So I ordered 18 hockey pucks off Amazon. For the eventual replacement set (sooner or later, probably sooner) I'll use the pucks. I will have a couple extras for my kids to pass around for show & tell. 

I just asked my 10 y/o "do you know what hockey is?" And she answered "yeah it's this game where you whack this thingy with a pole"


----------



## Cadillac (Jan 18, 2022)

I think resistance welding would be a good candidate for the job.


----------



## brino (Jan 19, 2022)

strantor said:


> So I ordered 18 hockey pucks off Amazon. For the eventual replacement set (sooner or later, probably sooner) I'll use the pucks. I will have a couple extras for my kids to pass around for show & tell.



They are an easily available source of hard rubber for various projects.

I have used them as machine feet, debris shields on axles where they enter axle tubes, and even for a home-brew lovejoy coupling in my band-saw project..... that I still need to finish.......

Brian


----------



## woodchucker (Jan 19, 2022)

@brino  Brian do you freeze them to machine them, or just straight away machined them?


----------



## francist (Jan 19, 2022)

Pucks make very nice non-marring bench blocks as well. Cut a v-groove in with a sharp end mill, works beautifully.


----------



## brino (Jan 19, 2022)

woodchucker said:


> Brian do you freeze them to machine them, or just straight away machined them?



It's been years since I put one on ice...... and that was playing hockey with buddies back in high-school. 

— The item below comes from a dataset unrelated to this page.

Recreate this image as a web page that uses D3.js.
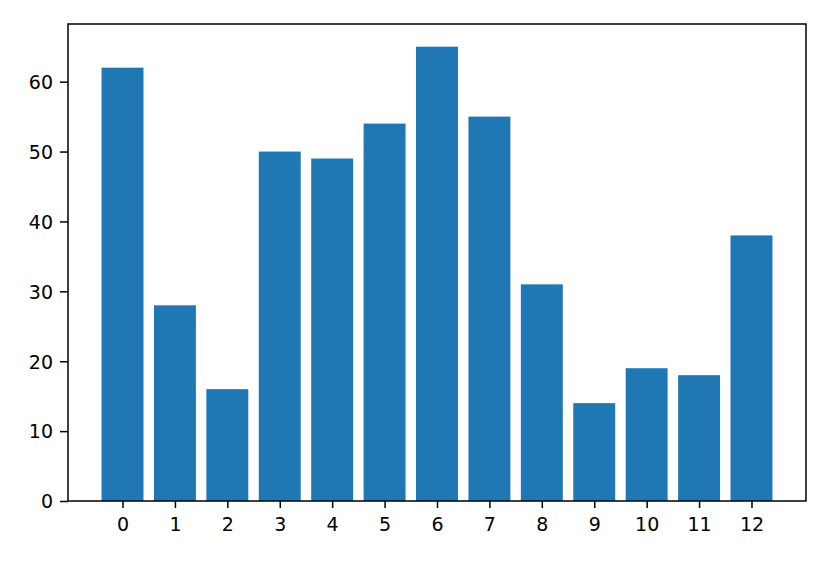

The ones I have used (both black and blue) were easily machined and not too soft/gummy.

Brian


----------



## WobblyHand (Jan 19, 2022)

Never bothered to freeze them.  Just chuck them up and go.  They are a bit messy, and a little dirty due to the carbon black, but vacuum up fine.


----------



## Eddyde (Jan 19, 2022)

I found this!








						Diamond Wire Loop-D0.35 - Ensoll Diamond Wire Loop ,Wire Cutting Machine
					

Description: Endless Diamond wire loop Model D0.35 is the thinnest endless cutting wire in the world.It’s an tech breakingthough,this kind of wire have a diameter of 0.35 mm,the cutting kerf is very small. If you need to cut very small and expensive material, D0.35 is the best choice.  You can...



					www.toolsresearch.com


----------



## strantor (Jan 19, 2022)

Eddyde said:


> I found this!
> 
> 
> 
> ...


Ok, so it's not impossible to join the ends of steel wire that small... I wonder if they'll tell me how they do it? 

I'm curious if they take already-made diamond wire like I have, and splice it together, or if they make loops if steel wire and then sinter diamonds onto it. My money is on the latter.


----------



## Eddyde (Jan 19, 2022)

I don't see why it couldn't be welded or brazed like a bandsaw blade, though I know it would be much harder to do.
Or, I suppose a heavier gauge wire could be welded into a ring, drawn down to size and then coated.
How ever they do it, It's probably a proprietary, secret process.


----------



## WobblyHand (Jan 20, 2022)

strantor said:


> Ok, so it's not impossible to join the ends of steel wire that small... I wonder if they'll tell me how they do it?
> 
> I'm curious if they take already-made diamond wire like I have, and splice it together, or if they make loops if steel wire and then sinter diamonds onto it. My money is on the latter.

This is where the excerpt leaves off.